» **Your objective**
Repeat exactly the lines running from the line that contains "Clone this chart in React, TypeScript" to the line that contains "const columns = ['SI', 'Temp', 'RH'];"; include both ends and add nothing.

------

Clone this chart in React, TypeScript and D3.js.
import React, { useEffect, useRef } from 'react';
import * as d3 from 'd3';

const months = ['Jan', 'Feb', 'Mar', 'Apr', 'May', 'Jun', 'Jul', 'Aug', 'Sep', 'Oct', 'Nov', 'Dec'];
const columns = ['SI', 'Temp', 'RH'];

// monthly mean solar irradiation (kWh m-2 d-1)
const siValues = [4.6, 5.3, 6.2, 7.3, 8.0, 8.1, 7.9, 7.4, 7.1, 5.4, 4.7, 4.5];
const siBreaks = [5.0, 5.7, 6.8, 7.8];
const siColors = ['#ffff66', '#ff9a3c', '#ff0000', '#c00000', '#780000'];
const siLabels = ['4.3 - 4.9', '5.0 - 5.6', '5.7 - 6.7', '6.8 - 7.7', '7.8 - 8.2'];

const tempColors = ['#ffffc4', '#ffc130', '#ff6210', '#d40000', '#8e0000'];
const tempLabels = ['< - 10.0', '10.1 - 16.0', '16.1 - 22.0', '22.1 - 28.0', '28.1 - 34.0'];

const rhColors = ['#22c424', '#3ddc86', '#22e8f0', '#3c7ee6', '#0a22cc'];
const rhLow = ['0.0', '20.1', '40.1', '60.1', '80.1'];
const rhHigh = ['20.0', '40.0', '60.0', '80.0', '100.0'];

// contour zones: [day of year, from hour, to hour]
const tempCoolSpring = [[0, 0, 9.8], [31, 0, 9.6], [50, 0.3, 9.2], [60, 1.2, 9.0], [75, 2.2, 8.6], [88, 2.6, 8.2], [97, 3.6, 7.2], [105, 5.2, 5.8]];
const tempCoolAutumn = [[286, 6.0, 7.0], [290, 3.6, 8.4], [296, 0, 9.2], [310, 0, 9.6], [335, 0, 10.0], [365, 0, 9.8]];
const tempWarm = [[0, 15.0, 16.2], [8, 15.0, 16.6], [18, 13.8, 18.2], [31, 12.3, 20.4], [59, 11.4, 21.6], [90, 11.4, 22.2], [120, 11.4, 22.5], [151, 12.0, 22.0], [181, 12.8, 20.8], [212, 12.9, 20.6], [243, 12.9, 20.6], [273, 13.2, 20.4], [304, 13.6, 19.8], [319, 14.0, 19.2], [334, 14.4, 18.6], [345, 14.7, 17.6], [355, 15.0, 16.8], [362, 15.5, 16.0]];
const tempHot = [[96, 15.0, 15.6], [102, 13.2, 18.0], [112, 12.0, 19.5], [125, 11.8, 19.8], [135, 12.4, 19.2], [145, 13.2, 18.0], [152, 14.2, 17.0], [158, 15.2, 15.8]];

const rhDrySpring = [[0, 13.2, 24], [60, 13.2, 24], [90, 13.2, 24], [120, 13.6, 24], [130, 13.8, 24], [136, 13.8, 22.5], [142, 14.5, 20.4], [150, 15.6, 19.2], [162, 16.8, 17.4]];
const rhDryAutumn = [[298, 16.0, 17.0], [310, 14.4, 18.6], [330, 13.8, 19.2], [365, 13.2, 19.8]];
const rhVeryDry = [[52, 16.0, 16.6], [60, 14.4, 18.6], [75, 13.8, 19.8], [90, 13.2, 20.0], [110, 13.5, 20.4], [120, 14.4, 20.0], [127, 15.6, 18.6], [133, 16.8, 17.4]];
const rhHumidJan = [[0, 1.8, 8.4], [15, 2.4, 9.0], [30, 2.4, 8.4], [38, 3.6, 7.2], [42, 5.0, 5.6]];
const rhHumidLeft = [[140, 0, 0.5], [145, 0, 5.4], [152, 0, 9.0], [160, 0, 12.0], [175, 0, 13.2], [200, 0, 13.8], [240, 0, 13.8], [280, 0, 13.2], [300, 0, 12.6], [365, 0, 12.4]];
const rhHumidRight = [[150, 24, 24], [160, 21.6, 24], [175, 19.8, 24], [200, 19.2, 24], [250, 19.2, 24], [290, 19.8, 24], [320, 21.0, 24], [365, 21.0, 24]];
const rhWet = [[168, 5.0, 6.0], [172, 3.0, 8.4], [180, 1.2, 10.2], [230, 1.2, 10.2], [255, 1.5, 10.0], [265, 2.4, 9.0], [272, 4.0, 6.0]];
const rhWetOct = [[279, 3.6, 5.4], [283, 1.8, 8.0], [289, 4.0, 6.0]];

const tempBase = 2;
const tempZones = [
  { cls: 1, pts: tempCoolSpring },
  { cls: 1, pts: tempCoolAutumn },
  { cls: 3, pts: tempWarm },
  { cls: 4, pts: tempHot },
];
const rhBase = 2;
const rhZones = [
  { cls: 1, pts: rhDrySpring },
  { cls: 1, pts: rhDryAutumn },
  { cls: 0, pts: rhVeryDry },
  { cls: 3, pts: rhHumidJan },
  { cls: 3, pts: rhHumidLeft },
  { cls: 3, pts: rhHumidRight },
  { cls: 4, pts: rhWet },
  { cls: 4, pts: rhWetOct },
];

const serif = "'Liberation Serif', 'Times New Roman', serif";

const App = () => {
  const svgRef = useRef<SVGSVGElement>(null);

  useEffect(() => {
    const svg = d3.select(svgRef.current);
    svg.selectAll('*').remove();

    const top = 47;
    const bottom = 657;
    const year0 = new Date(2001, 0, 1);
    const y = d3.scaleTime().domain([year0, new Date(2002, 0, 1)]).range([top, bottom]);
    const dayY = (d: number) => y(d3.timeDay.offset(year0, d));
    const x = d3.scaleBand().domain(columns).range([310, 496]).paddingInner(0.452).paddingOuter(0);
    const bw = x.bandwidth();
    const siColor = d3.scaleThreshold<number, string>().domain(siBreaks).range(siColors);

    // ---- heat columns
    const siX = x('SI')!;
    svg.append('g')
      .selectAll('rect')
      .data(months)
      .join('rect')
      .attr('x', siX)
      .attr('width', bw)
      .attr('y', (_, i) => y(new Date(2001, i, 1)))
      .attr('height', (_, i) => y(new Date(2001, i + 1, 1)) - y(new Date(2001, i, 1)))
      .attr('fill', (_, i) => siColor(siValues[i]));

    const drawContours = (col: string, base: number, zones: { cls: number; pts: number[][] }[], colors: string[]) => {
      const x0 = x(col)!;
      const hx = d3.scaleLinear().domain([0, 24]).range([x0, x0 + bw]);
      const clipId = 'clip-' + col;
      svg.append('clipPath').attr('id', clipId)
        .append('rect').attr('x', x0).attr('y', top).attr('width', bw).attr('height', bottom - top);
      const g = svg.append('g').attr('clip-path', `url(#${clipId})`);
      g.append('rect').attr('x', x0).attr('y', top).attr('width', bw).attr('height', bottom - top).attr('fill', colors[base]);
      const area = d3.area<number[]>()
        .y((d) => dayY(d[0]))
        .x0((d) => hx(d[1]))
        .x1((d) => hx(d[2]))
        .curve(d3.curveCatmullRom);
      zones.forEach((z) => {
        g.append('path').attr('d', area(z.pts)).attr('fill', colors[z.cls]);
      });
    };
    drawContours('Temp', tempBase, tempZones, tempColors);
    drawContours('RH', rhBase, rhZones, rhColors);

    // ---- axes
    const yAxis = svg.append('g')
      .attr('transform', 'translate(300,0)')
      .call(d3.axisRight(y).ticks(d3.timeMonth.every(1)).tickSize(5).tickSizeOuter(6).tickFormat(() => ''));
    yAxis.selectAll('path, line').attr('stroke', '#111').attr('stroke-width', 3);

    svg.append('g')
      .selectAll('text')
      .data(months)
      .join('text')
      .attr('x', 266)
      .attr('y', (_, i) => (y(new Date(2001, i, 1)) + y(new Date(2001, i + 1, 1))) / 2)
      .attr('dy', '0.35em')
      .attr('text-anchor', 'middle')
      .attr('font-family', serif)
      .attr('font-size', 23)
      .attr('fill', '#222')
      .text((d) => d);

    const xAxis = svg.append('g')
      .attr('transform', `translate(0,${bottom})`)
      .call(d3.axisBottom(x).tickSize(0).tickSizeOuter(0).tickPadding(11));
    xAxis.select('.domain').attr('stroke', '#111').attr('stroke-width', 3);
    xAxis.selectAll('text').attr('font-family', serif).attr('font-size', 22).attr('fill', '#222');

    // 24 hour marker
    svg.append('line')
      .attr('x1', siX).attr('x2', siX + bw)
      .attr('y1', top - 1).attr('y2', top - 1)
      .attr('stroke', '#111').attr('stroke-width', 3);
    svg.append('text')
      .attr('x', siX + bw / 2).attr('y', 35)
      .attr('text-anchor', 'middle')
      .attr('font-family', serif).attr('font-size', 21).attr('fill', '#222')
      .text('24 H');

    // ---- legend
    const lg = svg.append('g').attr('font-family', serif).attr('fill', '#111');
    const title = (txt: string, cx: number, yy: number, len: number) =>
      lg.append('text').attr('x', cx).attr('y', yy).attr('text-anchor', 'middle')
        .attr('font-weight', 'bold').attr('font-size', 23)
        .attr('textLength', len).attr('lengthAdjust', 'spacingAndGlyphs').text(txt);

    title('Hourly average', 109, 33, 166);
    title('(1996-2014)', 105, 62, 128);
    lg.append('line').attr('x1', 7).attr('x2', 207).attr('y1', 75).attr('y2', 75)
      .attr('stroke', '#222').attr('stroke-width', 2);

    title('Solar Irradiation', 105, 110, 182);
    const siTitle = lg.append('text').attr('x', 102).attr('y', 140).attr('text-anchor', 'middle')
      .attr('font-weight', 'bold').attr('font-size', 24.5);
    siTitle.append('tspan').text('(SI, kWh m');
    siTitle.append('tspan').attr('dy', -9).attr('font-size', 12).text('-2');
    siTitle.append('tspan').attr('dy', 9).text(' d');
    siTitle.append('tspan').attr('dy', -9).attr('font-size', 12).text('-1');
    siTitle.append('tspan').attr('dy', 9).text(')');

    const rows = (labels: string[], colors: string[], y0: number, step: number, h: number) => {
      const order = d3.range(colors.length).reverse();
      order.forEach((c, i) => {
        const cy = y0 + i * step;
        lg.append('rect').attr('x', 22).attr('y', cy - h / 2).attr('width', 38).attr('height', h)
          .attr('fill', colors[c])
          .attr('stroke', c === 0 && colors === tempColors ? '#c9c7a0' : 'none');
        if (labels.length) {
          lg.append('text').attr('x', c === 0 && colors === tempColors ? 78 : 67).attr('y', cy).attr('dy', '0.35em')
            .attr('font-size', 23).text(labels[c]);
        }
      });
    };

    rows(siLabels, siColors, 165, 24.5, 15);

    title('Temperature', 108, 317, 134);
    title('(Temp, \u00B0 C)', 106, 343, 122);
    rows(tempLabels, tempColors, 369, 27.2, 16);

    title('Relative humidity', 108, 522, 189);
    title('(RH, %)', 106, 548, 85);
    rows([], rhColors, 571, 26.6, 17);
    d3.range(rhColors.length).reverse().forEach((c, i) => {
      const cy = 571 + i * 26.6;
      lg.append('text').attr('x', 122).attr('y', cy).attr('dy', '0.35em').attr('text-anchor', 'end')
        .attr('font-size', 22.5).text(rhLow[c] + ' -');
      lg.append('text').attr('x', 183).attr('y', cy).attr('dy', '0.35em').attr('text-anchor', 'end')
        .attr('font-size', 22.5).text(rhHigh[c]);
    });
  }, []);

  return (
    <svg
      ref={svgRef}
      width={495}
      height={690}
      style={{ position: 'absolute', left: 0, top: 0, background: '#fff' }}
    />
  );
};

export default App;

------

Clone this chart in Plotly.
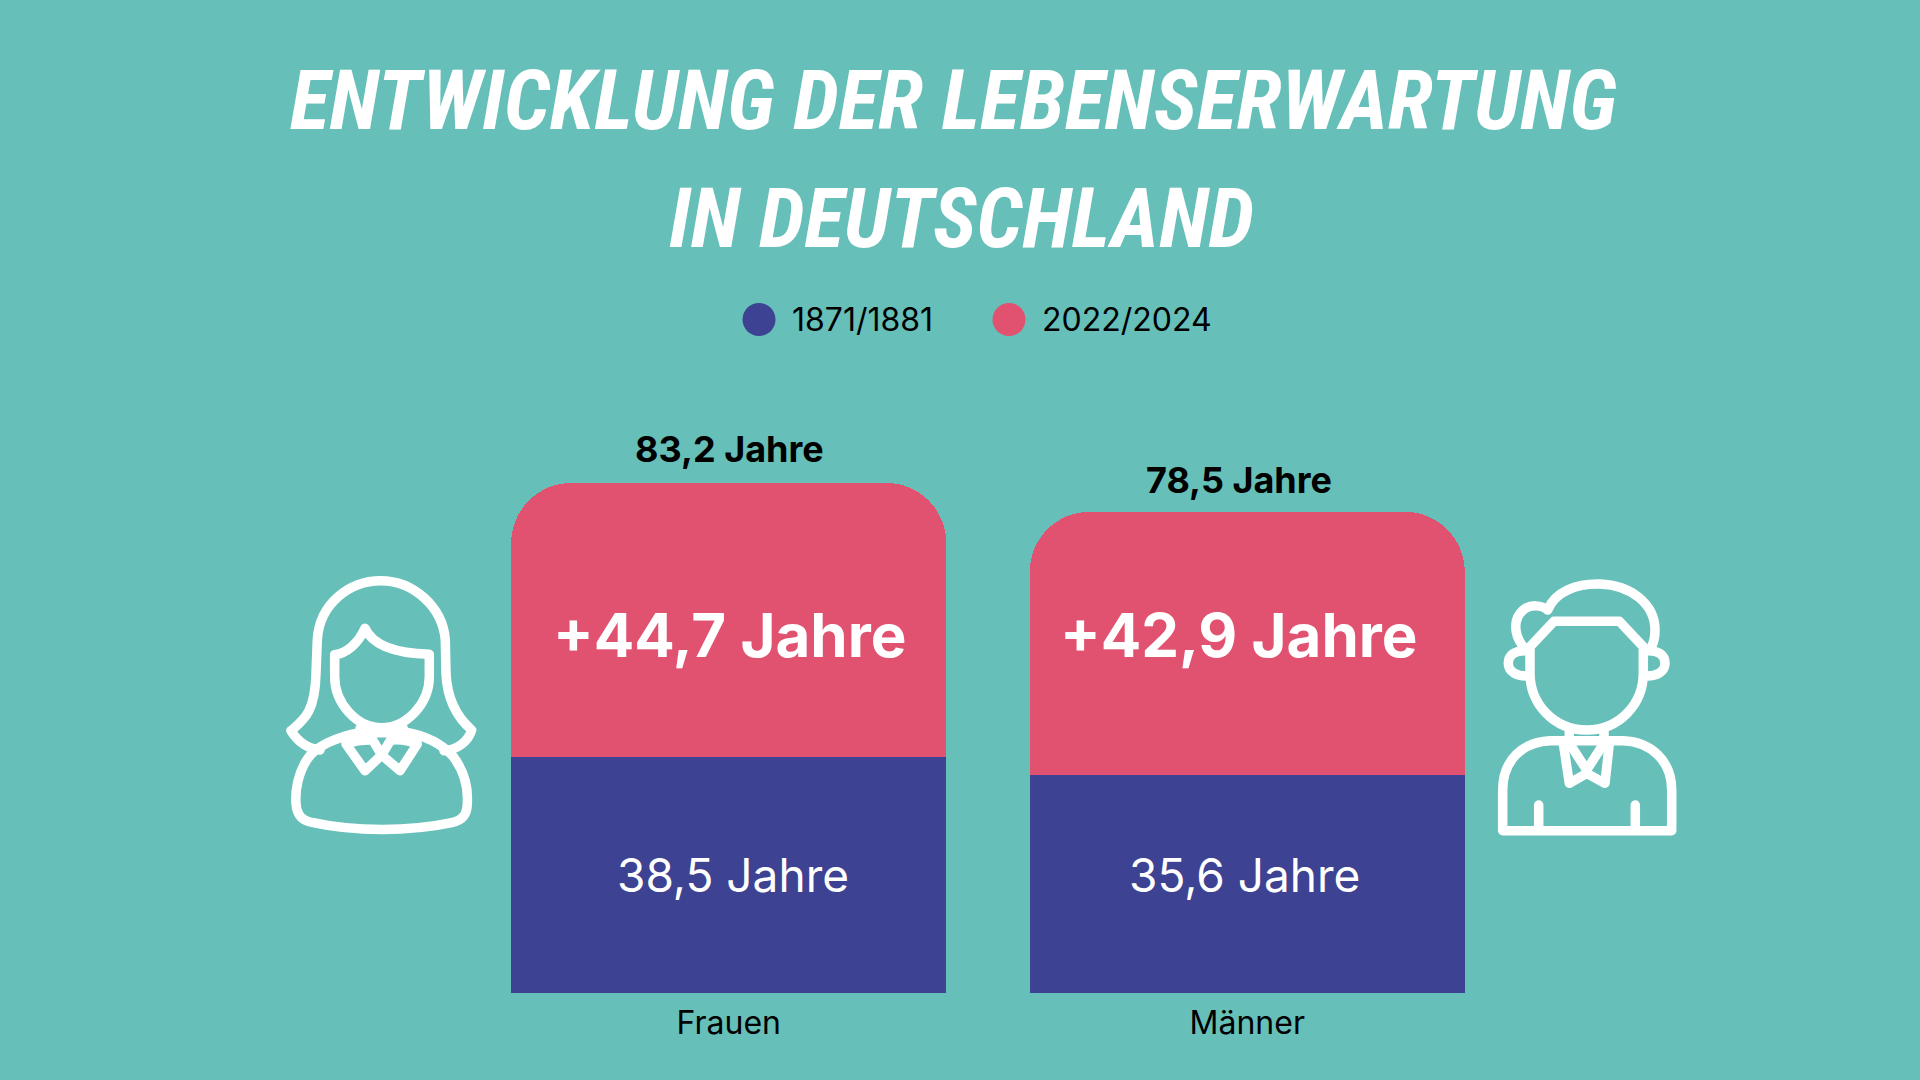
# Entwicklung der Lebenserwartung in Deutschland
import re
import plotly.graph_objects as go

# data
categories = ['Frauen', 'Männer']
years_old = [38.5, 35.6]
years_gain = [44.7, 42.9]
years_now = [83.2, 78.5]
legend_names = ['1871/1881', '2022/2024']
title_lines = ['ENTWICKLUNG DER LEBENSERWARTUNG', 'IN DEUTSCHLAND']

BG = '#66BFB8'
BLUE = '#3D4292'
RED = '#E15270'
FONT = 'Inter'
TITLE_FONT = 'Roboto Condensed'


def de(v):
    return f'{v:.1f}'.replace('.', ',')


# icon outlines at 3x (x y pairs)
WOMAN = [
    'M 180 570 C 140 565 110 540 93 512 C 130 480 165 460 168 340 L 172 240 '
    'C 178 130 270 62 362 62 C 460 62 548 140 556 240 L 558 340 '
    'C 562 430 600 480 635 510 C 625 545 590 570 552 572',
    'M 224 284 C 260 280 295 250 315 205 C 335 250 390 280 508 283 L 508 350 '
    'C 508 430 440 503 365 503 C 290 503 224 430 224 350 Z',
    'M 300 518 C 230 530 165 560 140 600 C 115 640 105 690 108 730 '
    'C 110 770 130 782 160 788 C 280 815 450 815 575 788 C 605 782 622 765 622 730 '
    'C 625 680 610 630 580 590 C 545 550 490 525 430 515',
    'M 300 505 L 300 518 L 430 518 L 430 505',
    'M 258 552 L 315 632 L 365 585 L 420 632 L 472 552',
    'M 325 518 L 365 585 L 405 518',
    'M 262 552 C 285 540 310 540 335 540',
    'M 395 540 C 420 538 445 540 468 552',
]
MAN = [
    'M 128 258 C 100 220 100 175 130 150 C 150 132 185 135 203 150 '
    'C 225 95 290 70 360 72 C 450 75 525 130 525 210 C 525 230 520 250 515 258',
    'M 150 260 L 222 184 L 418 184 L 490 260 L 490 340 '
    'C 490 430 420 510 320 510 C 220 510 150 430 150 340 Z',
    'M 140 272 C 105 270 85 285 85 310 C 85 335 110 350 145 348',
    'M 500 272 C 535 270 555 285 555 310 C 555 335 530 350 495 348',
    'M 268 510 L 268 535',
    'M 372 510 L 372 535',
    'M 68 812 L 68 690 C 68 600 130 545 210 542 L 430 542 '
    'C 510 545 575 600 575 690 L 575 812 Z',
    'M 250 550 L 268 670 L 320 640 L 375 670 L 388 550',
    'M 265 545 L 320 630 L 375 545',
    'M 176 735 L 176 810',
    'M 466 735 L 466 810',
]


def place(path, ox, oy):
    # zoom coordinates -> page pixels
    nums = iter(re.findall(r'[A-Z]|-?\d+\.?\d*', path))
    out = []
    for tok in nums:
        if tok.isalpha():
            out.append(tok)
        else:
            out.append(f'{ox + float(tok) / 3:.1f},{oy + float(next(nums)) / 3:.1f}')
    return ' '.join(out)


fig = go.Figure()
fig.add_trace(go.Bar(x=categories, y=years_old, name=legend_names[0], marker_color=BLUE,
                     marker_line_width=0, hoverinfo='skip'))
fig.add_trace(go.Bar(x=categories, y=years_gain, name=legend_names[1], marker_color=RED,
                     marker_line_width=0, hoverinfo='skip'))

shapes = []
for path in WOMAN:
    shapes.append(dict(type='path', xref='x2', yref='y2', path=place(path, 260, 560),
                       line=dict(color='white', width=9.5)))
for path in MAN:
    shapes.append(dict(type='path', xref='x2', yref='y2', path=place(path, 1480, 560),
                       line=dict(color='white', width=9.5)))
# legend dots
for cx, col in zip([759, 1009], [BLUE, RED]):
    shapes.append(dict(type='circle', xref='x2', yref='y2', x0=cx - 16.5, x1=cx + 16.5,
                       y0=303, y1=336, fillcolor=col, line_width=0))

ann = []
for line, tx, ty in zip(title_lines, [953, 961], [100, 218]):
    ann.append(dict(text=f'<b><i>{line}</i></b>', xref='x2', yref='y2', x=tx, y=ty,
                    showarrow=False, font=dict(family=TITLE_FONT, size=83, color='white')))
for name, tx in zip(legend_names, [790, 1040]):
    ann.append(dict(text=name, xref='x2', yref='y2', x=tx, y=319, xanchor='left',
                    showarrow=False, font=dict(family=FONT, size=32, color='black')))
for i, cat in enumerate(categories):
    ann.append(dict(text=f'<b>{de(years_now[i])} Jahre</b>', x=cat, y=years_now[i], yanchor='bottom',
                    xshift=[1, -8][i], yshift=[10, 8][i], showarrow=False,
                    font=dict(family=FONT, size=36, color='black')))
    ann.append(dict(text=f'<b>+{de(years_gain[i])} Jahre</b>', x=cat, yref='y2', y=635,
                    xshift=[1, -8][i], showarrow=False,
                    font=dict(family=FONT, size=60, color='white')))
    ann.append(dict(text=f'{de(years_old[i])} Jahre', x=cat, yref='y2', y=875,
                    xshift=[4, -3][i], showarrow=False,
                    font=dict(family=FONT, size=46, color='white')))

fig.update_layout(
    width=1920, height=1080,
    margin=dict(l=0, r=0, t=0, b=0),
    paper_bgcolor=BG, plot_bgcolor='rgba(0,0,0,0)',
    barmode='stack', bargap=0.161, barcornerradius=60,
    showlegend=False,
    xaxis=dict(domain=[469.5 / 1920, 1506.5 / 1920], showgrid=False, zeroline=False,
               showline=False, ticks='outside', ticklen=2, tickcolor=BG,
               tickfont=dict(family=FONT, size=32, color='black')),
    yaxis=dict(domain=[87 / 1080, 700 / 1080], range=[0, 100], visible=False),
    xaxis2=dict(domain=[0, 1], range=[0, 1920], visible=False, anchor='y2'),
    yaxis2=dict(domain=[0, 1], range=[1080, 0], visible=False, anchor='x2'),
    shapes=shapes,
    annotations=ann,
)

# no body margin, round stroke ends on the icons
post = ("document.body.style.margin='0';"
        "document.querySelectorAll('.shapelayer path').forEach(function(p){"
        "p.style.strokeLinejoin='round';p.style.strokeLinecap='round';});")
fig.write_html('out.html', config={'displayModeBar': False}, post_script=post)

------

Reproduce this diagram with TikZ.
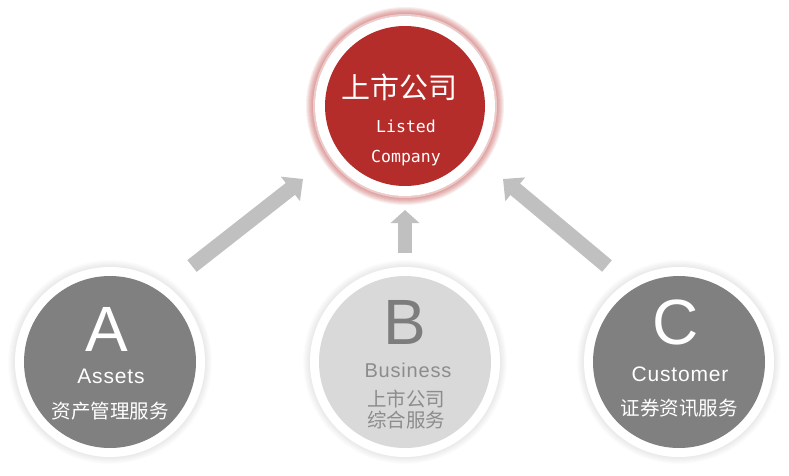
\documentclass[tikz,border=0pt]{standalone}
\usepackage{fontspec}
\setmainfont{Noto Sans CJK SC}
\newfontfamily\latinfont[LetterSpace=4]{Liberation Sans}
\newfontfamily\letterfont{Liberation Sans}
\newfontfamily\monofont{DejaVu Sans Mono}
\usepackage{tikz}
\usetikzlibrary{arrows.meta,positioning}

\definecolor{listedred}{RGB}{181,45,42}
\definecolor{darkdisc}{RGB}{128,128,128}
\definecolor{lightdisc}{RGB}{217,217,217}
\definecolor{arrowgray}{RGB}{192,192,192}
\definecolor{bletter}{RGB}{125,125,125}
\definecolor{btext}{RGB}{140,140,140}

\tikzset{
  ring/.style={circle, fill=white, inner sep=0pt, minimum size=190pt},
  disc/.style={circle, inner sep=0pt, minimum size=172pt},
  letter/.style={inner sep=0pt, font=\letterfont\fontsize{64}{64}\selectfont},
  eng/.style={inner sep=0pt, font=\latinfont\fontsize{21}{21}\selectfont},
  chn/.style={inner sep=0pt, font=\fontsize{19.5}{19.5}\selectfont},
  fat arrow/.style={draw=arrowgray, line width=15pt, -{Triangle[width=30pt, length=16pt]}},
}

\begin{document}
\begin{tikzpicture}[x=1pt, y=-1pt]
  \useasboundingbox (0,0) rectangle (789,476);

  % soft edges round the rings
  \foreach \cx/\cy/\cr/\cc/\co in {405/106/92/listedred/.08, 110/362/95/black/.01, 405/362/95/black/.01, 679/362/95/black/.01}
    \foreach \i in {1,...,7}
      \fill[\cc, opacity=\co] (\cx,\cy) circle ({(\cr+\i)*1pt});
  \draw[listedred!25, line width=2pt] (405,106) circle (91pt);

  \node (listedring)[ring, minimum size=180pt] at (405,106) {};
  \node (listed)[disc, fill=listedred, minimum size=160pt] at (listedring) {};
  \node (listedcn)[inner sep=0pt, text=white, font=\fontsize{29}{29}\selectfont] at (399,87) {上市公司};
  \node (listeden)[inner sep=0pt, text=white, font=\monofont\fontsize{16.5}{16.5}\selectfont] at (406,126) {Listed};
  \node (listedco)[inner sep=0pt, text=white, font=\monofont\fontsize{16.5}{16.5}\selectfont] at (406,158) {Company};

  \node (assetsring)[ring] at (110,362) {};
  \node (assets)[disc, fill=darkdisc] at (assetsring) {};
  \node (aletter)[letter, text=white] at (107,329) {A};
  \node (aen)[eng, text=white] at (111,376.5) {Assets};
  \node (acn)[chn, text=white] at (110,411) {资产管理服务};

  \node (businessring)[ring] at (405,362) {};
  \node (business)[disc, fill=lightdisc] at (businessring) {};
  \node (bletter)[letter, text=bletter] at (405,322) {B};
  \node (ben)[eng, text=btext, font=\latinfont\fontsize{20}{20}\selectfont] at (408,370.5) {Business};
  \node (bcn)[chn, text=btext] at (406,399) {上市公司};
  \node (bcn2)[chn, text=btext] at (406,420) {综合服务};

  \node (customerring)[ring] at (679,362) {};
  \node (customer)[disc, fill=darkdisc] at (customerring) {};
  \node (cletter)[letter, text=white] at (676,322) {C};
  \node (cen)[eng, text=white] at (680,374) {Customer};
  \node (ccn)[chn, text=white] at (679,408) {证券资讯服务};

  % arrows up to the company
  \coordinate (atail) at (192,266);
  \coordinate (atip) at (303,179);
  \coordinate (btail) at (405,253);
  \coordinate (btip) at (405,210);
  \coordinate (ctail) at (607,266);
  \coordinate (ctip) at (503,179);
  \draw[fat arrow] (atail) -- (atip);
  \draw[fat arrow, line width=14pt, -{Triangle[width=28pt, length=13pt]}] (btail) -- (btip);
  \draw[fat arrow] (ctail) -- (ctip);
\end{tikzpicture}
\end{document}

------

» **Right answer**
Clone this chart in React, TypeScript and D3.js.
import React, { useEffect, useRef } from 'react';
import * as d3 from 'd3';

const months = ['Jan', 'Feb', 'Mar', 'Apr', 'May', 'Jun', 'Jul', 'Aug', 'Sep', 'Oct', 'Nov', 'Dec'];
const columns = ['SI', 'Temp', 'RH'];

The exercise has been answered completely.